* begin *

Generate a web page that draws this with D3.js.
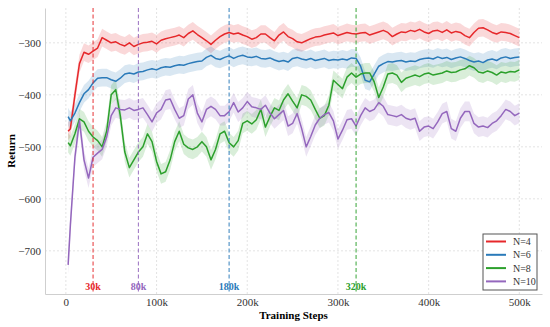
<!DOCTYPE html>
<html>
<head>
<meta charset="utf-8">
<script src="https://cdn.jsdelivr.net/npm/d3@7"></script>
<style>
  body { margin: 0; background: white; }
  svg { font-family: "Liberation Serif", "Times New Roman", serif; }
</style>
</head>
<body>
<div id="chart"></div>
<script>
/* CONSTANTS AND GLOBALS */
const width = 550;
const height = 327;
const margin = { top: 8, right: 8, bottom: 33, left: 45 };

/* DATA */
// training steps (x), one point every 5k
const steps = [2500].concat(d3.range(5000, 500001, 5000));

const seriesNames = ["N=4", "N=6", "N=8", "N=10"];
const seriesColors = ["#e6282b", "#2a7ab9", "#2ca02c", "#9467bd"];
const bandHalf = [17, 17, 19, 19];

const returnN4 = [
  -470, -465, -400, -340, -318, -322, -316, -310, -290, -295,
  -300, -298, -303, -306, -300, -307, -303, -300, -299, -297,
  -302, -295, -292, -290, -288, -285, -290, -282, -277, -284,
  -290, -296, -303, -295, -288, -283, -280, -283, -281, -285,
  -288, -293, -290, -283, -283, -290, -296, -285, -279, -288,
  -292, -298, -300, -296, -292, -289, -288, -285, -283, -281,
  -286, -283, -280, -282, -283, -281, -280, -285, -282, -279,
  -276, -280, -288, -283, -279, -280, -276, -278, -274, -279,
  -282, -277, -276, -280, -275, -281, -278, -280, -286, -290,
  -280, -272, -271, -275, -280, -283, -279, -280, -282, -286,
  -290
];

const returnN6 = [
  -442, -450, -435, -415, -398, -390, -377, -368, -367, -367,
  -371, -374, -368, -360, -358, -360, -356, -355, -352, -350,
  -352, -348, -346, -347, -344, -342, -343, -340, -338, -336,
  -335, -328, -324, -330, -332, -328, -325, -330, -326, -324,
  -327, -328, -326, -330, -331, -329, -333, -336, -334, -337,
  -330, -328, -331, -333, -330, -334, -332, -330, -334, -332,
  -333, -331, -333, -329, -330, -345, -372, -375, -360, -345,
  -340, -336, -337, -335, -334, -337, -335, -336, -332, -330,
  -329, -331, -327, -330, -328, -332, -329, -327, -330, -334,
  -337, -335, -338, -333, -331, -334, -329, -327, -330, -328,
  -327
];

const returnN8 = [
  -492, -498, -475, -446, -452, -470, -481, -488, -500, -470,
  -400, -390, -440, -510, -540, -525, -510, -500, -475, -490,
  -528, -552, -548, -525, -490, -470, -495, -502, -505, -500,
  -490, -500, -525, -505, -475, -470, -492, -500, -488, -455,
  -450, -456, -448, -428, -462, -442, -425, -430, -410, -398,
  -412, -425, -400, -403, -410, -428, -445, -440, -420, -372,
  -380, -388, -366, -358, -366, -360, -358, -358, -375, -405,
  -385, -360, -358, -362, -376, -368, -365, -362, -365, -360,
  -358, -362, -360, -358, -354, -357, -356, -352, -350, -344,
  -348, -356, -358, -354, -357, -362, -356, -358, -355, -356,
  -352
];

const returnN10 = [
  -727, -650, -520, -450, -525, -560, -520, -512, -505, -481,
  -440, -425, -428, -429, -425, -430, -428, -425, -438, -452,
  -435, -428, -410, -408, -428, -445, -440, -408, -400, -435,
  -452, -428, -422, -428, -440, -440, -432, -415, -433, -425,
  -413, -423, -425, -428, -420, -435, -446, -438, -430, -460,
  -455, -436, -465, -500, -480, -458, -445, -438, -434, -450,
  -485, -468, -448, -446, -460, -440, -425, -432, -428, -415,
  -422, -438, -440, -442, -438, -445, -448, -445, -470, -462,
  -460, -465, -452, -436, -432, -465, -470, -445, -432, -432,
  -455, -462, -460, -463, -455, -450, -440, -428, -432, -440,
  -435
];

const allReturns = [returnN4, returnN6, returnN8, returnN10];

// vertical markers
const markerSteps = [30000, 80000, 180000, 320000];
const markerLabels = ["30k", "80k", "180k", "320k"];
const markerColors = ["#e6282b", "#9467bd", "#2a7ab9", "#2ca02c"];

const xTicks = [0, 100000, 200000, 300000, 400000, 500000];
const yTicks = [-700, -600, -500, -400, -300];

/* SCALES */
const xScale = d3.scaleLinear()
  .domain([-23000, 525000])
  .range([margin.left, width - margin.right]);

const yScale = d3.scaleLinear()
  .domain([-783, -233])
  .range([height - margin.bottom, margin.top]);

/* HTML ELEMENTS */
const svg = d3.select("#chart")
  .append("svg")
  .attr("width", width)
  .attr("height", height)
  .style("background-color", "white");

// grid
svg.append("g")
  .selectAll("line")
  .data(xTicks)
  .join("line")
  .attr("x1", d => xScale(d))
  .attr("x2", d => xScale(d))
  .attr("y1", margin.top)
  .attr("y2", height - margin.bottom)
  .attr("stroke", "#dcdcdc")
  .attr("stroke-width", 0.8)
  .attr("stroke-dasharray", "2,2");

svg.append("g")
  .selectAll("line")
  .data(yTicks)
  .join("line")
  .attr("x1", margin.left)
  .attr("x2", width - margin.right)
  .attr("y1", d => yScale(d))
  .attr("y2", d => yScale(d))
  .attr("stroke", "#dcdcdc")
  .attr("stroke-width", 0.8)
  .attr("stroke-dasharray", "2,2");

// bands
const area = (k) => d3.area()
  .x((d, i) => xScale(steps[i]))
  .y0(d => yScale(d - bandHalf[k]))
  .y1(d => yScale(d + bandHalf[k]));

const line = d3.line()
  .x((d, i) => xScale(steps[i]))
  .y(d => yScale(d));

const plot = svg.append("g");

allReturns.forEach((vals, k) => {
  plot.append("path")
    .datum(vals)
    .attr("d", area(k))
    .attr("fill", seriesColors[k])
    .attr("opacity", 0.18);
});

allReturns.forEach((vals, k) => {
  plot.append("path")
    .datum(vals)
    .attr("d", line)
    .attr("fill", "none")
    .attr("stroke", seriesColors[k])
    .attr("stroke-width", 1.5)
    .attr("stroke-linejoin", "round");
});

// dashed markers
svg.append("g")
  .selectAll("line")
  .data(markerSteps)
  .join("line")
  .attr("x1", d => xScale(d))
  .attr("x2", d => xScale(d))
  .attr("y1", margin.top)
  .attr("y2", height - margin.bottom)
  .attr("stroke", (d, i) => markerColors[i])
  .attr("stroke-width", 1.1)
  .attr("stroke-dasharray", "4,2.5")
  .attr("opacity", 0.85);

svg.append("g")
  .attr("font-size", 10)
  .attr("font-weight", "bold")
  .attr("text-anchor", "middle")
  .selectAll("text")
  .data(markerSteps)
  .join("text")
  .attr("x", d => xScale(d))
  .attr("y", height - margin.bottom - 4)
  .attr("fill", (d, i) => markerColors[i])
  .text((d, i) => markerLabels[i]);

// axes
const xAxis = svg.append("g")
  .attr("transform", `translate(0,${height - margin.bottom})`)
  .call(d3.axisBottom(xScale)
    .tickValues(xTicks)
    .tickSize(0)
    .tickPadding(4)
    .tickFormat(d => d === 0 ? "0" : (d / 1000) + "k"));

const yAxis = svg.append("g")
  .attr("transform", `translate(${margin.left},0)`)
  .call(d3.axisLeft(yScale)
    .tickValues(yTicks)
    .tickSize(0)
    .tickPadding(4)
    .tickFormat(d => "\u2212" + Math.abs(d)));

[xAxis, yAxis].forEach(g => {
  g.select(".domain").attr("stroke", "#cfcfcf").attr("stroke-width", 1);
  g.selectAll("text")
    .attr("font-family", "Liberation Serif, serif")
    .attr("font-size", 11)
    .attr("fill", "#333");
});

svg.append("text")
  .attr("x", (margin.left + width - margin.right) / 2)
  .attr("y", height - 8)
  .attr("text-anchor", "middle")
  .attr("font-size", 11)
  .attr("font-weight", "bold")
  .text("Training Steps");

svg.append("text")
  .attr("transform", `translate(15,${(margin.top + height - margin.bottom) / 2}) rotate(-90)`)
  .attr("text-anchor", "middle")
  .attr("font-size", 11)
  .attr("font-weight", "bold")
  .text("Return");

// legend
const legend = svg.append("g")
  .attr("transform", "translate(483,234)");

legend.append("rect")
  .attr("width", 54)
  .attr("height", 56)
  .attr("fill", "white")
  .attr("stroke", "#555")
  .attr("stroke-width", 1);

const items = legend.selectAll("g")
  .data(seriesNames)
  .join("g")
  .attr("transform", (d, i) => `translate(0,${7.5 + i * 13.3})`);

items.append("line")
  .attr("x1", 3)
  .attr("x2", 23)
  .attr("stroke", (d, i) => seriesColors[i])
  .attr("stroke-width", 2);

items.append("text")
  .attr("x", 30)
  .attr("y", 3.5)
  .attr("font-size", 10)
  .attr("fill", "#333")
  .text(d => d);
</script>
</body>
</html>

* end *

### What you will do
Return the material line for line, from its beginning to the line that contains "const bandHalf = [17, 17, 19, 19];", with the pictures left out.

### Expected answer
Generate a web page that draws this with D3.js.
<!DOCTYPE html>
<html>
<head>
<meta charset="utf-8">
<script src="https://cdn.jsdelivr.net/npm/d3@7"></script>
<style>
  body { margin: 0; background: white; }
  svg { font-family: "Liberation Serif", "Times New Roman", serif; }
</style>
</head>
<body>
<div id="chart"></div>
<script>
/* CONSTANTS AND GLOBALS */
const width = 550;
const height = 327;
const margin = { top: 8, right: 8, bottom: 33, left: 45 };

/* DATA */
// training steps (x), one point every 5k
const steps = [2500].concat(d3.range(5000, 500001, 5000));

const seriesNames = ["N=4", "N=6", "N=8", "N=10"];
const seriesColors = ["#e6282b", "#2a7ab9", "#2ca02c", "#9467bd"];
const bandHalf = [17, 17, 19, 19];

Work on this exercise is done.